→ **GOAL**:
Omit all pictures and transcribe only the lines in the entries below that run from the line with "Rebuild this diagram" through the line with "(colC) at (283,0);".

→ **DATA TO USE**:
____
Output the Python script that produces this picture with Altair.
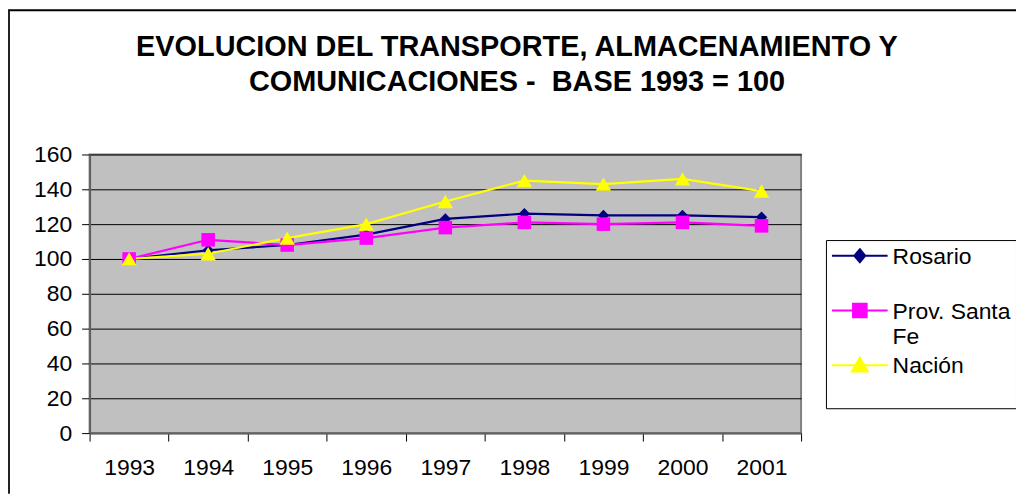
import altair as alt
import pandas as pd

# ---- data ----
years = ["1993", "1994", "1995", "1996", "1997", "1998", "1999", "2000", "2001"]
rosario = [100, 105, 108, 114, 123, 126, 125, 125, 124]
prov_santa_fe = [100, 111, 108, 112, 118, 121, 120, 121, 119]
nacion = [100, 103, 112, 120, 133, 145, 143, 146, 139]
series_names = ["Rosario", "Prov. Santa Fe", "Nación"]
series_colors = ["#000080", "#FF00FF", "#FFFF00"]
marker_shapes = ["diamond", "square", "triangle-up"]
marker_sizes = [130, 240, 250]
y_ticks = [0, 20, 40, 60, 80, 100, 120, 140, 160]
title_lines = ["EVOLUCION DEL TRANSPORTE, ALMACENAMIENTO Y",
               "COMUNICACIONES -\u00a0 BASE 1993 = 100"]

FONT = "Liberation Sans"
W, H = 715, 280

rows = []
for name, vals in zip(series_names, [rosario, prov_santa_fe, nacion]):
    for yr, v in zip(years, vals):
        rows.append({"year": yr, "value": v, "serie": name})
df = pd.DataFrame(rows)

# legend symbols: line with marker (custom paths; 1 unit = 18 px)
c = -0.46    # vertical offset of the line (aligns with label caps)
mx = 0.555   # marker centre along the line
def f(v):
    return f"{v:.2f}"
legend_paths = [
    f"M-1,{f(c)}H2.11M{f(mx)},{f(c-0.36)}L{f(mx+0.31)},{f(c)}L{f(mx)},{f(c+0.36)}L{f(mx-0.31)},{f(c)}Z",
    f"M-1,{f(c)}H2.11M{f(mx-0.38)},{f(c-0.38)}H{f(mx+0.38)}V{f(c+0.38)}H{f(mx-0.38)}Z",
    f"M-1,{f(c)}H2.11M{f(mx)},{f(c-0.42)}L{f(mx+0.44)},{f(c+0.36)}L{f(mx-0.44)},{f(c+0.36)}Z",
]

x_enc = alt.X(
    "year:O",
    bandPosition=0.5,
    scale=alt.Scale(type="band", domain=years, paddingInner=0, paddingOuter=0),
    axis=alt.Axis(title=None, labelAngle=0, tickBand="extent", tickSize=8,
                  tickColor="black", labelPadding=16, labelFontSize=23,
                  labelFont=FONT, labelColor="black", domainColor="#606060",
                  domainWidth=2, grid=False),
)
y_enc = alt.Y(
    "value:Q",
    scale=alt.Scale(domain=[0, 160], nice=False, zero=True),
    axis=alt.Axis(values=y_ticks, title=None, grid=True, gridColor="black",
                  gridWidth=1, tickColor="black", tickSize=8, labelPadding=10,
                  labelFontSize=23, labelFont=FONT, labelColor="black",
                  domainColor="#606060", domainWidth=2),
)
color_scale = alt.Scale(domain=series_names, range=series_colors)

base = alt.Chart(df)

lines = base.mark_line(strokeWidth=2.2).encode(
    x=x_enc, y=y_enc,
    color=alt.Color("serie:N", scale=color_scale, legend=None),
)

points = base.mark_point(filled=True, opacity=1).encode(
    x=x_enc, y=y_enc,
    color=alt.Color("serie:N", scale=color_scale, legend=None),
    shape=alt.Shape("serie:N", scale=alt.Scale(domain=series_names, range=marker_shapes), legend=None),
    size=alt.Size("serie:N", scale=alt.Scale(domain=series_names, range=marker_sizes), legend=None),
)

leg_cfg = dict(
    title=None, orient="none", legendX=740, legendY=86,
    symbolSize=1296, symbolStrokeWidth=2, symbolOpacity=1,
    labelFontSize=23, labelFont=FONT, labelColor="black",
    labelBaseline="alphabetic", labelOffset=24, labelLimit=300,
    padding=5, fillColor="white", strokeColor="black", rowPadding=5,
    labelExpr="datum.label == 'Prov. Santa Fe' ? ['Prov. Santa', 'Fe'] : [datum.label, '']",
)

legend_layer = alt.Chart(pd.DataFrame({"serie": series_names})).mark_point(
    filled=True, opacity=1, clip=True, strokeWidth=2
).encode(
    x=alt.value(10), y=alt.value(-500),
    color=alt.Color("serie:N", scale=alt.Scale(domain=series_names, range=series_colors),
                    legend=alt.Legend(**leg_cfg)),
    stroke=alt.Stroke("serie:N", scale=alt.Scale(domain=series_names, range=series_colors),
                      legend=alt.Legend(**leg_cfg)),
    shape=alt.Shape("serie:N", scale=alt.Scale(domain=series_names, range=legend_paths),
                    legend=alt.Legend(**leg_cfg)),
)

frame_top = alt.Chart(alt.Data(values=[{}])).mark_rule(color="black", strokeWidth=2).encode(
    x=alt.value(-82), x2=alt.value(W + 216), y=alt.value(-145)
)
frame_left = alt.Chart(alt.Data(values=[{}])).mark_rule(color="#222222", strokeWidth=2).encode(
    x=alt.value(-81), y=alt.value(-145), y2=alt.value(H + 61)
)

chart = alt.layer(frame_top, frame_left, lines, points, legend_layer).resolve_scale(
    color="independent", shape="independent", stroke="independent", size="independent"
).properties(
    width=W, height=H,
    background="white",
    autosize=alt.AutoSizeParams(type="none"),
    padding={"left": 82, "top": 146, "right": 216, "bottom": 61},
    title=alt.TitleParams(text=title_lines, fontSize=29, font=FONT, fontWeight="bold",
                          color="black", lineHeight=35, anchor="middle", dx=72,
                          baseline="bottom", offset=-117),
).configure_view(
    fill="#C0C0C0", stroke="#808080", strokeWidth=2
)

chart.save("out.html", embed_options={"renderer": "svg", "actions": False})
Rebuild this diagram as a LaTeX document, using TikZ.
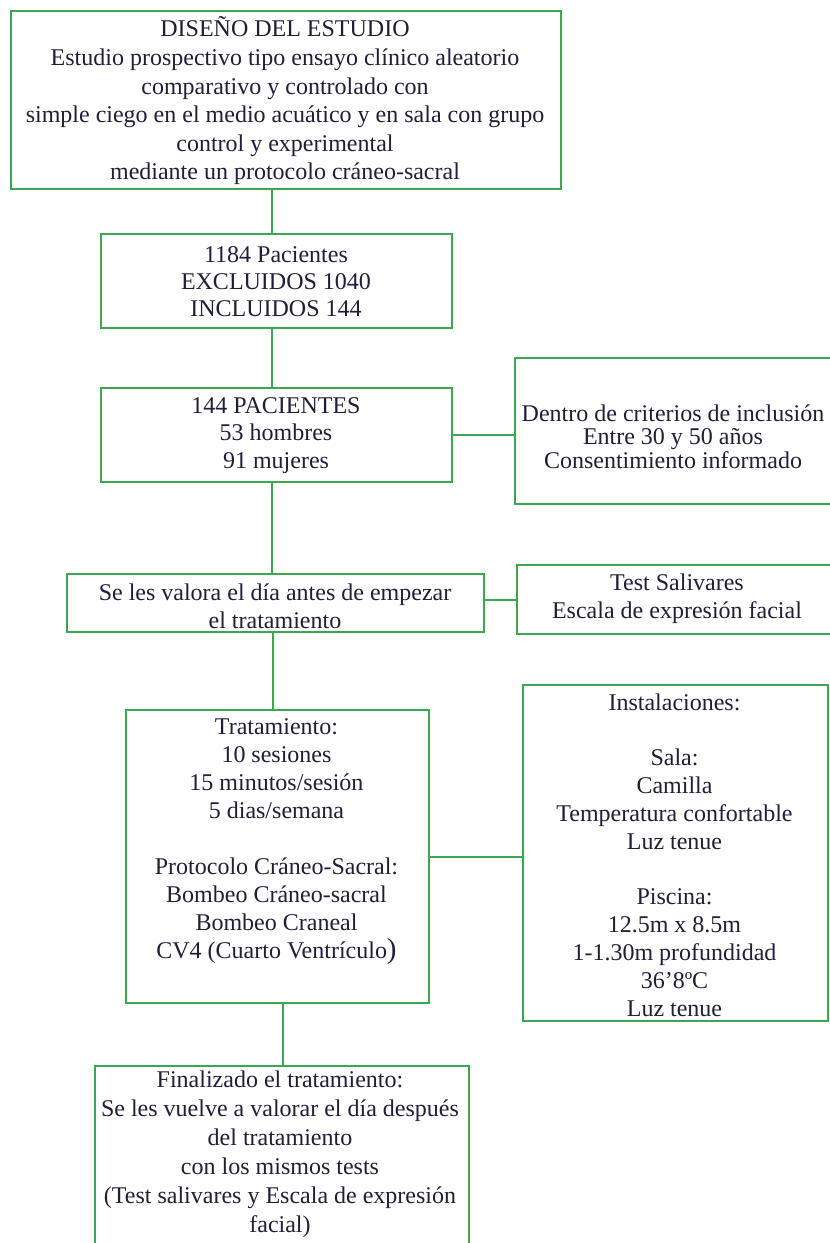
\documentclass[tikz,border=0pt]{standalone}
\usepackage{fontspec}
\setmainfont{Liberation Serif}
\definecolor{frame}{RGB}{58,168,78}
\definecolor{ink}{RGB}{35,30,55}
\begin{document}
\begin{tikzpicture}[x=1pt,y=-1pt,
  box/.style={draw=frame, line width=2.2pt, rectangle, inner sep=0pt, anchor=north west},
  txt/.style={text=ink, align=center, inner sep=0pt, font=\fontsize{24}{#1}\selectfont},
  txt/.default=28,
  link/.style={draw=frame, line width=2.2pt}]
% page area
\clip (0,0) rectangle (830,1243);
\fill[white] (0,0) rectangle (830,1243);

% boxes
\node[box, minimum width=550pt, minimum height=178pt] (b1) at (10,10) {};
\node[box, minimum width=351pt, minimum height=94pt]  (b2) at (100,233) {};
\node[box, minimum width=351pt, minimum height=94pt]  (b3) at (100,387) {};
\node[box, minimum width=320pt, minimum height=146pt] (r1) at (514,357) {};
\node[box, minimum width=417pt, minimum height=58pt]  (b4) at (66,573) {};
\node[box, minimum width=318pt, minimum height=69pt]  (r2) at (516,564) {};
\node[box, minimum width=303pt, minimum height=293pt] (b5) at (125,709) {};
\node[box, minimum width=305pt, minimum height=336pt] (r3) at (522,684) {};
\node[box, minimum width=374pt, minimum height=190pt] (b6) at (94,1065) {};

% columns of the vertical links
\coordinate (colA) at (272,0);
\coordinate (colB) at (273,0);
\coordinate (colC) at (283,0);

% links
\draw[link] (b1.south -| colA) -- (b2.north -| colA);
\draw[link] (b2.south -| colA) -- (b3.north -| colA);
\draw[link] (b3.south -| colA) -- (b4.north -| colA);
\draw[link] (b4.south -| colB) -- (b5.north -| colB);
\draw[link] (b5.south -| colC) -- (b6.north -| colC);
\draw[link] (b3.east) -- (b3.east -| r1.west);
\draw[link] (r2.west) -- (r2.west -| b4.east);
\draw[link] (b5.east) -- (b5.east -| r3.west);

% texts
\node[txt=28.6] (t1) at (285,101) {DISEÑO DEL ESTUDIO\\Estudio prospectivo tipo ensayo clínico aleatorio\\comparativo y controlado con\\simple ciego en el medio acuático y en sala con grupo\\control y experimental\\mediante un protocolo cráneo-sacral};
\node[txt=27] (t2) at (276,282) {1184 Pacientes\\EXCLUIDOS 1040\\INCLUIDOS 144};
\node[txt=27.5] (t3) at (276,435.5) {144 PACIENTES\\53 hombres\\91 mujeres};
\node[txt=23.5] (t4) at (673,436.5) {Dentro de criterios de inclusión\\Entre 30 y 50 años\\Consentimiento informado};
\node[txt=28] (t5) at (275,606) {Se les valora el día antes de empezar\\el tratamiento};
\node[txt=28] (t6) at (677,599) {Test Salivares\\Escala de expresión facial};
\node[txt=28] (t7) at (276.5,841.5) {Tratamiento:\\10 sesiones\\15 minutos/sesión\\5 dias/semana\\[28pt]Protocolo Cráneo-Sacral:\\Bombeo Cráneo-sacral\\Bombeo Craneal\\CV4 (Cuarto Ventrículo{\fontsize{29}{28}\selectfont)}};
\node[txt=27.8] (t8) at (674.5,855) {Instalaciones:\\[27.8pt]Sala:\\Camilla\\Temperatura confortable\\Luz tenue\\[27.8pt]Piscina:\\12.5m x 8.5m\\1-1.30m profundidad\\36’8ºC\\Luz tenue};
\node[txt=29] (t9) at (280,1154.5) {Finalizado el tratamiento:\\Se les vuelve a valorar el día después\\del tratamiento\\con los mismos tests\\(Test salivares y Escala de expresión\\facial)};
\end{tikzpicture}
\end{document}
____
→ **ANSWER TO THIS TASK**:
Rebuild this diagram as a LaTeX document, using TikZ.
\documentclass[tikz,border=0pt]{standalone}
\usepackage{fontspec}
\setmainfont{Liberation Serif}
\definecolor{frame}{RGB}{58,168,78}
\definecolor{ink}{RGB}{35,30,55}
\begin{document}
\begin{tikzpicture}[x=1pt,y=-1pt,
  box/.style={draw=frame, line width=2.2pt, rectangle, inner sep=0pt, anchor=north west},
  txt/.style={text=ink, align=center, inner sep=0pt, font=\fontsize{24}{#1}\selectfont},
  txt/.default=28,
  link/.style={draw=frame, line width=2.2pt}]
% page area
\clip (0,0) rectangle (830,1243);
\fill[white] (0,0) rectangle (830,1243);

% boxes
\node[box, minimum width=550pt, minimum height=178pt] (b1) at (10,10) {};
\node[box, minimum width=351pt, minimum height=94pt]  (b2) at (100,233) {};
\node[box, minimum width=351pt, minimum height=94pt]  (b3) at (100,387) {};
\node[box, minimum width=320pt, minimum height=146pt] (r1) at (514,357) {};
\node[box, minimum width=417pt, minimum height=58pt]  (b4) at (66,573) {};
\node[box, minimum width=318pt, minimum height=69pt]  (r2) at (516,564) {};
\node[box, minimum width=303pt, minimum height=293pt] (b5) at (125,709) {};
\node[box, minimum width=305pt, minimum height=336pt] (r3) at (522,684) {};
\node[box, minimum width=374pt, minimum height=190pt] (b6) at (94,1065) {};

% columns of the vertical links
\coordinate (colA) at (272,0);
\coordinate (colB) at (273,0);
\coordinate (colC) at (283,0);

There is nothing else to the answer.